Entre conservatisme et émancipation

Créer des opportunités d’emplois tout en brisant les stéréotypes de genre selon lesquels il existerait des métiers réputés masculins: l'enjeu est double pour Fatima Adamu. «Je veux que nos femmes sortent des normes sociétales qui les lient. Il y a tellement d’activités liées à la technologie dont les femmes sont exclues dans cette partie du pays. Nous ne pouvons pas réussir dans le nord du Nigeria sans technologie, et les femmes doivent faire partie de ce voyage», assène-t-elle.

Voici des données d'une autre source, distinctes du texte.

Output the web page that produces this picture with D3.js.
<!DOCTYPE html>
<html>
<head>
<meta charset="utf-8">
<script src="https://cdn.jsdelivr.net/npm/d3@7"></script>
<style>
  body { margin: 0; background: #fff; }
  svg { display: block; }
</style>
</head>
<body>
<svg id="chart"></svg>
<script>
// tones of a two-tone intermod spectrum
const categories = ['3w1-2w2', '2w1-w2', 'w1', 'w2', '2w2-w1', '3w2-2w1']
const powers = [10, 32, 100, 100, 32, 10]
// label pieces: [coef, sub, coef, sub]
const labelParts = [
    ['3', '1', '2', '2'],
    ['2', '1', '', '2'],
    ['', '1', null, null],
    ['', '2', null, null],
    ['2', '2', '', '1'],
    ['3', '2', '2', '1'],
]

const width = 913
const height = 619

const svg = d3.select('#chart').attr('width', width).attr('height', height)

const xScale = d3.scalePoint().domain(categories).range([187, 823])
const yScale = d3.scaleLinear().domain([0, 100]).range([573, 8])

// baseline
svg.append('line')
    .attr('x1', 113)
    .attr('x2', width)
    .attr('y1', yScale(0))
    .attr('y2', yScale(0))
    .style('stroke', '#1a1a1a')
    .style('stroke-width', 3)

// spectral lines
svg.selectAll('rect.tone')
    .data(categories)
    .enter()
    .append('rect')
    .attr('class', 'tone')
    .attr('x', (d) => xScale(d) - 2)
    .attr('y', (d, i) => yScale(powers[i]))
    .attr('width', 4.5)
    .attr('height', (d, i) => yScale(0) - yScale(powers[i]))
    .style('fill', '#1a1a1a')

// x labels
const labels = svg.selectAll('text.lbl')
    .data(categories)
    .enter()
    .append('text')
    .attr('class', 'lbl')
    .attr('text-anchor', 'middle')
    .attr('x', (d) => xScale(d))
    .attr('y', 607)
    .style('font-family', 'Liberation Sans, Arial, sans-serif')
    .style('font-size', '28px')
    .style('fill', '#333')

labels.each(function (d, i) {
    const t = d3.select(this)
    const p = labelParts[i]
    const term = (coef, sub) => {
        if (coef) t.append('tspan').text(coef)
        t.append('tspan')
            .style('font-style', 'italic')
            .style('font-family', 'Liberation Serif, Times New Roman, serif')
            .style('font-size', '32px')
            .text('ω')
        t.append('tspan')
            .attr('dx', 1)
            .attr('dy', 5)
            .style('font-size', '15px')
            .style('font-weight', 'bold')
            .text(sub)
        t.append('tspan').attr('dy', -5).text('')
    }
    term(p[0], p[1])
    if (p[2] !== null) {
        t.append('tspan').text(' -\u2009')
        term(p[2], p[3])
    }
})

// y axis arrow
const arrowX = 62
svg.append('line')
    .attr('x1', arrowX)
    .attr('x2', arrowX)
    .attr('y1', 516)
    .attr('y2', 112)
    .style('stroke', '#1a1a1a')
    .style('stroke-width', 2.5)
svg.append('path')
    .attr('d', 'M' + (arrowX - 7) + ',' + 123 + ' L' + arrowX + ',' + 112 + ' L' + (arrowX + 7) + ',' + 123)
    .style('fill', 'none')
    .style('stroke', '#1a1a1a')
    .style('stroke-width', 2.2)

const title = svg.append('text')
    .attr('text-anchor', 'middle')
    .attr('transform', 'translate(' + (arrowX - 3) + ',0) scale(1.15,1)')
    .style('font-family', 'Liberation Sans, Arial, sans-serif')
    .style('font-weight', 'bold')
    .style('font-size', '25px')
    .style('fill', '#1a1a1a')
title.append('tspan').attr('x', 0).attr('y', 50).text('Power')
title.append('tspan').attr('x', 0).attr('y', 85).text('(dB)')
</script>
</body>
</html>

Le projet répond également à un besoin grandissant dans le pays où de plus en plus de femmes conduisent. «Nous avons beaucoup de femmes qui sont propriétaires de voitures par rapport aux années 70 et 80, souligne Fatima Adamu. Nous avons réalisé qu’elles ont du mal à amener leur véhicule au garage pour réparation car c’est un espace dominé par les hommes où elles ne se sentent pas à l’aise».

Liste d’attente pour la prochaine formation

A ses débuts, l’initiative a généré quelques doutes, comme en témoigne Zainab, l’une des apprenties du programme. «Mes parents ont dit que je ne trouverai pas de prétendant, que c’est un travail difficile pour les femmes. Mais j’ai décidé de postuler […]. Mon sexe ne devrait pas être un obstacle à ce que je veux devenir dans la vie.»

Une perplexité estompée à la mesure de la satisfaction des habitants. «Je viens au garage pour encourager les filles et car j’aime la façon dont elles travaillent sur les voitures sans délai», raconte un client au quotidien anglais. Fatima Adamu relève également que le programme aurait reçu le soutien des chefs traditionnels et religieux de l’Etat de Sokoto, commençant à reconnaître l’indépendance économique des femmes. Le pari semble réussi pour l’ONG: «Le programme a connu un tel succès qu’il y a déjà une liste d’attente pour le prochain à partir de ce mois-ci.»